I’ve recently tried to nudge at the edges of this by noting when people remind me of someone else – I hope that will be helpful.

Could you go over again/redirect me to your discussion about the different body languages and manners in which different types speak? or maybe post it on your livejournal? I am so fascinated by it. Nearly every time I meet someone new, I think “she/he reminds me of so-and-so.” I was reading your comment earlier about how we often are reminded of others of the same type because of these mannerisms, which I had never thought of before.

This is… not a post I have made, I don’t think, although I’ve talked about it a non-specific way often enough.  I’ve been trying to figure out how to organize that information into words for a while, but it’s actually a huge question – the vast majority of people I type are done this way.  Once I figure out one person I can usually find a bunch more who they remind me of

I mean there are a lot of ways people remind me of each other that aren’t MBTI related, but you can take pretty much any aspect of a person and run into a couple of patterns shared across type.

Discuss on LJ

Is there a particular function(s) that make it easier to type people by comparison/analysis? Or is it just practice? I can tell the difference between introvert/extrovert body language, but otherwise, many people of different types seem similar to me. Thank you! :-)

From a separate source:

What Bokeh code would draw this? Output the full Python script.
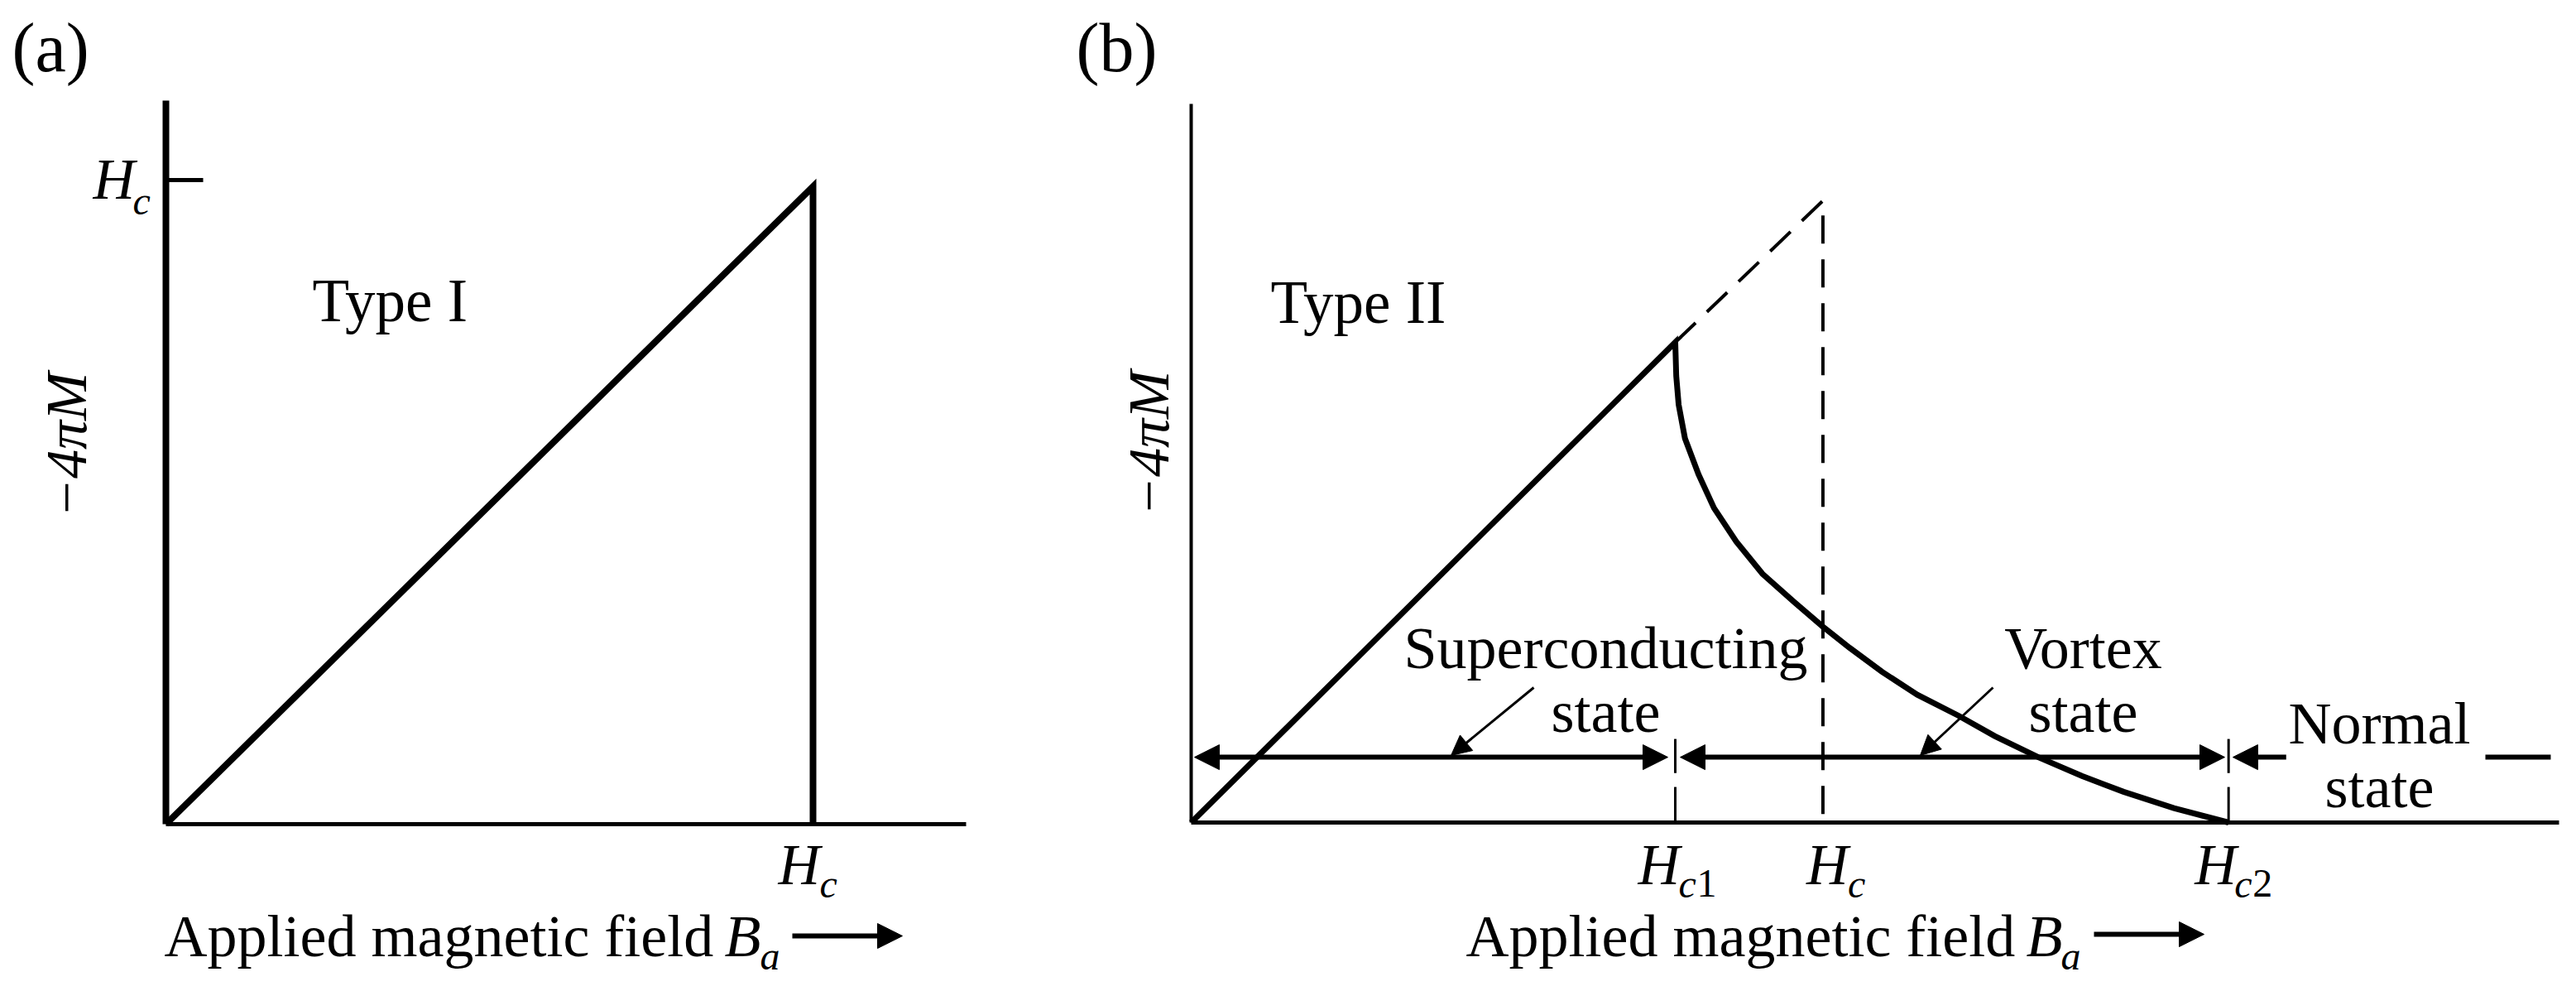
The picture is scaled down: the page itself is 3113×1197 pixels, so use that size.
import math
from bokeh.plotting import figure
from bokeh.models import Label, Arrow, NormalHead, FixedTicker, Range1d
from bokeh.layouts import row
from bokeh.embed import file_html
from bokeh.resources import INLINE

FONT = "Liberation Serif"

# ---------------- data (field in units of Hc / Hc1) ----------------
# (a) Type I superconductor
a_field = [0.0, 1.0, 1.0]
a_magnetization = [0.0, 0.99, 0.0]
a_hc = 1.0

# (b) Type II superconductor
b_meissner_field = [0.0, 1.0]
b_meissner_magnetization = [0.0, 1.0]
b_ideal_field = [1.0, 1.305, 1.305]
b_ideal_magnetization = [1.0, 1.295, 0.0]
b_vortex_field = [1.0, 1.002, 1.007, 1.02, 1.048, 1.08, 1.126, 1.18, 1.246, 1.306,
                  1.36, 1.427, 1.5, 1.586, 1.66, 1.75, 1.84, 1.926, 2.03, 2.143]
b_vortex_magnetization = [1.0, 0.93, 0.87, 0.80, 0.725, 0.655, 0.585, 0.518, 0.459, 0.407,
                          0.364, 0.314, 0.266, 0.222, 0.18, 0.136, 0.097, 0.064, 0.03, 0.0]
b_hc1, b_hc, b_hc2 = 1.0, 1.305, 2.143
b_tick_values = [b_hc1, b_hc, b_hc2]
b_tick_subs = [[("c", "italic"), ("1", "normal")], [("c", "italic")], [("c", "italic"), ("2", "normal")]]
b_state_names = [["Superconducting", "state"], ["Vortex", "state"], ["Normal", "state"]]

# ---------------- layout (pixels) ----------------
A_W, A_H = 1290, 1189
A_OX, A_OY = 200, 995          # origin of panel (a) in canvas px
A_SX, A_SY = 782.0, 778.0      # px per data unit
A_XEND, A_YEND = 967, 874      # axis lengths in px
B_W, B_H = 1815, 1189
B_OX, B_OY = 149, 993
B_SX, B_SY = 585.0, 580.0
B_XEND, B_YEND = 1653, 868
MID = 0.3375                   # middle of the font box above the baseline, in em


def make_fig(w, h, ox, oy, sx, sy, xend, yend, xw, yw):
    p = figure(width=w, height=h,
               x_range=Range1d(-ox / sx, (w - ox) / sx),
               y_range=Range1d(-(h - oy) / sy, oy / sy),
               output_backend="svg", toolbar_location=None, title=None,
               min_border=0, min_border_left=0, min_border_right=0,
               min_border_top=0, min_border_bottom=0)
    p.outline_line_color = None
    p.grid.visible = False
    p.background_fill_color = "white"
    p.border_fill_color = "white"
    for ax, end, lw in ((p.xaxis[0], xend / sx, xw), (p.yaxis[0], yend / sy, yw)):
        ax.ticker = FixedTicker(ticks=[])
        ax.fixed_location = 0
        ax.bounds = (0, end)
        ax.minor_tick_line_color = None
        ax.major_tick_line_color = None
        ax.major_tick_in = 0
        ax.major_tick_out = 0
        ax.major_label_standoff = 0
        ax.axis_line_color = "black"
        ax.axis_line_width = lw
    p._sy = sy
    return p


def put(p, x, y, text, size=72, style="normal", align="left", angle=0.0, center=False):
    """y is the text baseline (data units) unless center=True."""
    yc = y if center else y + MID * size / p._sy
    p.add_layout(Label(x=x, y=yc, text=text, text_font=FONT, text_font_size=f"{size}px",
                       text_font_style=style, text_align=align, text_baseline="middle",
                       angle=angle, text_color="black"))


def h_label(p, x, y, subs, sx, sy, dx_h, dy_h, dx_s, dy_s):
    put(p, x + dx_h / sx, y + dy_h / sy, "H", 70, "italic")
    off = dx_s
    for s, st in subs:
        put(p, x + off / sx, y + dy_s / sy, s, 48, st)
        off += 22 if st == "italic" else 24


def arrow(p, x0, y0, x1, y1, lw, size, both=False):
    head = lambda: NormalHead(size=size, fill_color="black", line_color="black", line_width=1)
    p.add_layout(Arrow(x_start=x0, y_start=y0, x_end=x1, y_end=y1,
                       start=head() if both else None, end=head(),
                       line_width=lw, line_color="black"))


# ---------------- panel (a) ----------------
pa = make_fig(A_W, A_H, A_OX, A_OY, A_SX, A_SY, A_XEND, A_YEND, 5, 8)
pa.line(a_field, a_magnetization, line_width=8, line_color="black", line_join="miter")
# Hc tick on the -4piM axis (pointing inward)
pa.segment(x0=[0], y0=[a_hc], x1=[45 / A_SX], y1=[a_hc], line_width=5, line_color="black")

h_label(pa, 0, a_hc, [("c", "italic")], A_SX, A_SY, -88, -23, -40, -41)   # y tick Hc
h_label(pa, a_hc, 0, [("c", "italic")], A_SX, A_SY, -42, -73, 8, -88)     # x tick Hc
put(pa, 177 / A_SX, 607 / A_SY, "Type I", 73)
put(pa, -120 / A_SX, 458 / A_SY, "\u22124\u03c0M", 70, "italic", "center",
    angle=math.pi / 2, center=True)
put(pa, -186 / A_SX, 910 / A_SY, "(a)", 84)
put(pa, -2 / A_SX, -160 / A_SY, "Applied magnetic field")
put(pa, 675 / A_SX, -160 / A_SY, "B", 72, "italic")
put(pa, 718 / A_SX, -175 / A_SY, "a", 48, "italic")
arrow(pa, 757 / A_SX, -135 / A_SY, 890 / A_SX, -135 / A_SY, 6, 30)

# ---------------- panel (b) ----------------
pb = make_fig(B_W, B_H, B_OX, B_OY, B_SX, B_SY, B_XEND, B_YEND, 5, 4)

pb.line(b_meissner_field + b_vortex_field[1:], b_meissner_magnetization + b_vortex_magnetization[1:],
        line_width=7, line_color="black", line_join="miter")
pb.line(b_ideal_field, b_ideal_magnetization, line_width=4, line_color="black", line_dash="34 19")

# short tick marks at Hc1 and Hc2 (broken around the state arrows)
tk = [b_hc1, b_hc1, b_hc2, b_hc2]
pb.segment(x0=tk, y0=[0, 0.103, 0, 0.103], x1=tk, y1=[0.074, 0.174, 0.074, 0.174],
           line_width=3, line_color="black")

# state arrows
sy_ = 0.136
arrow(pb, b_hc1 - 0.0154, sy_, 0.0068, sy_, 6, 30, both=True)
arrow(pb, b_hc1 + 0.0103, sy_, b_hc2 - 0.008, sy_, 6, 30, both=True)
arrow(pb, b_hc2 + 0.119, sy_, b_hc2 + 0.009, sy_, 6, 30)
pb.segment(x0=[2.6735], y0=[sy_], x1=[2.8085], y1=[sy_], line_width=6, line_color="black")

# pointer arrows
arrow(pb, 0.7077, 0.281, 0.5368, 0.1397, 3, 24)
arrow(pb, 1.6564, 0.281, 1.5060, 0.1397, 3, 24)

# state texts
state_x = [0.8564, 1.8427, 2.4547]
state_y = [(0.3207, 0.188), (0.3207, 0.188), (0.1638, 0.031)]
for (t1, t2), x, (y1, y2) in zip(b_state_names, state_x, state_y):
    put(pb, x, y1, t1, align="center")
    put(pb, x, y2, t2, align="center")

# tick labels
h_offsets = [(-45, 4), (-20, 30), (-41, 7)]
for v, subs, (dh, ds) in zip(b_tick_values, b_tick_subs, h_offsets):
    h_label(pb, v, 0, subs, B_SX, B_SY, dh, -75, ds, -90)

put(pb, 96 / B_SX, 603 / B_SY, "Type II", 73)
put(pb, -51 / B_SX, 458 / B_SY, "\u22124\u03c0M", 70, "italic", "center",
    angle=math.pi / 2, center=True)
put(pb, -139 / B_SX, 908 / B_SY, "(b)", 84)
put(pb, 332 / B_SX, -162 / B_SY, "Applied magnetic field")
put(pb, 1009 / B_SX, -162 / B_SY, "B", 72, "italic")
put(pb, 1051 / B_SX, -177 / B_SY, "a", 48, "italic")
arrow(pb, 1091 / B_SX, -135 / B_SY, 1224 / B_SX, -135 / B_SY, 6, 30)

layout = row(pa, pb)
open("out.html", "w").write(file_html(layout, INLINE))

I was trying to figure out this morning… I think I took an MBTI test for the first time in 2005, but I didn’t start trying to type anyone until the next year.  That is 9 actual years of failing at this for the most part while I figured out what I was doing.  I’ve also spent a while typing by committee (dragged the INFJ, INTJ and ENFJ sisters into it, also for 9 years) because my area of people I knew and understood well was limited.

All that to say: if you can tell the difference between introverts and extraverts, that is pretty good.  I am still having problems with this in S-types, sometimes.

As for functions… I’ve always kind of thought Si doms would be excellent at typing people, if they were into doing so.  My ISFJ mom is obnoxiously accurate in her judgments of people such that I can practically type people by how she feels about them.  I see that in JK Rowling when I read Harry Potter as well.  It isn’t how I’d think of people, but it is consistent.

I don’t think that it’s really one function, though, to be honest.  I use all of mine while typing – Fi or Si are the instinctive ones, if I’ve already got a pattern in place to recognize.  If I don’t know, it’s Ne, considering possibilities and Te hashing out each letter.  The Ne is usually okay at spotting connections and at the “but why?” portion of understanding new things, but it’s terrible if I let it run amok.  That’s usually when I give up for the day.  Probably Te dom is better at typing than Te inf, but since I’m using it for letter vs. letter, I would miss when people are using functions strangely and appearing a different type.  I tend to run through my type tags later and let my Fi override anything I’ve come up with before, anyway (mostly accurately, often not).

I don’t know how the other four functions work for this, but I’m assuming well, since the other sisters are at least as good at this as I am.